- **RECORDED DATA**
________________________________________
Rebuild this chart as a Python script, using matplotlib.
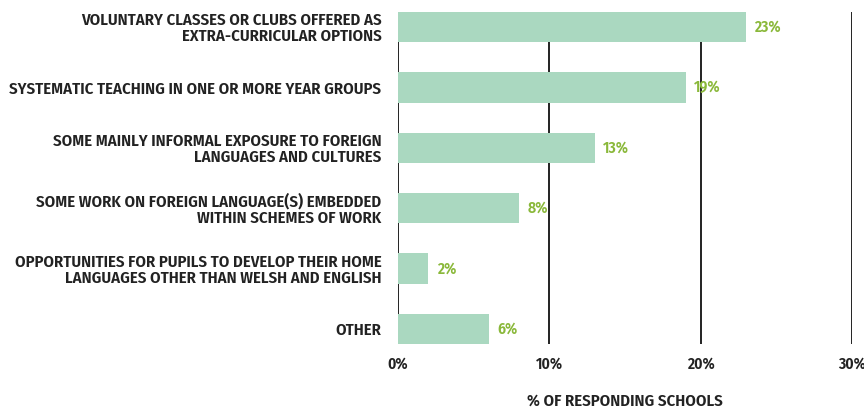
import matplotlib
matplotlib.use("Agg")
import matplotlib.pyplot as plt
from matplotlib import font_manager as fm

categories = [
    "VOLUNTARY CLASSES OR CLUBS OFFERED AS\nEXTRA-CURRICULAR OPTIONS",
    "SYSTEMATIC TEACHING IN ONE OR MORE YEAR GROUPS",
    "SOME MAINLY INFORMAL EXPOSURE TO FOREIGN\nLANGUAGES AND CULTURES",
    "SOME WORK ON FOREIGN LANGUAGE(S) EMBEDDED\nWITHIN SCHEMES OF WORK",
    "OPPORTUNITIES FOR PUPILS TO DEVELOP THEIR HOME\nLANGUAGES OTHER THAN WELSH AND ENGLISH",
    "OTHER",
]
values = [23, 19, 13, 8, 2, 6]
xticks = [0, 10, 20, 30]
xticklabels = ["0%", "10%", "20%", "30%"]

fam = ["Fira Sans Condensed", "DejaVu Sans"]
fp_lab = fm.FontProperties(family=fam, weight="semibold", size=12)
fp_num = fm.FontProperties(family=fam, weight="semibold", size=11.3)

fig = plt.figure(figsize=(8.64, 4.11), dpi=100)
ax = fig.add_axes([398/864, 1-344/411, (852-398)/864, (344-12)/411])

ypos = list(range(len(categories)))
ax.barh(ypos, values, height=0.5, color="#aad8c0", zorder=3)
for y, v in zip(ypos, values):
    ax.text(v + 0.55, y, f"{v}%", va="center", ha="left", color="#8ab83a",
            fontproperties=fp_num)

ax.set_xlim(0, 30)
ax.set_ylim(len(categories) - 0.75, -0.25)
ax.set_xticks(xticks)
ax.set_xticklabels(xticklabels, fontproperties=fp_num, color="#222222")
ax.set_yticks(ypos)
ax.set_yticklabels(categories, fontproperties=fp_lab, color="#222222",
                   linespacing=1.0)
ax.tick_params(axis="both", length=0)
ax.tick_params(axis="y", pad=12)
ax.tick_params(axis="x", pad=9)
for lab in ax.get_xticklabels():
    lab.set_clip_on(False)
ax.grid(axis="x", color="#222222", linewidth=1.4, zorder=1)
for s in ax.spines.values():
    s.set_visible(False)
ax.set_xlabel("% OF RESPONDING SCHOOLS", fontproperties=fp_lab, color="#222222")
ax.xaxis.set_label_coords((625-398)/(852-398), -(393-344)/(344-12))
fig.savefig("out.png", dpi=100)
________________________________________
Make a list of all lines in the data that contain "matplotlib".

Rebuild this chart as a Python script, using matplotlib.
import matplotlib
matplotlib.use("Agg")
import matplotlib.pyplot as plt
from matplotlib import font_manager as fm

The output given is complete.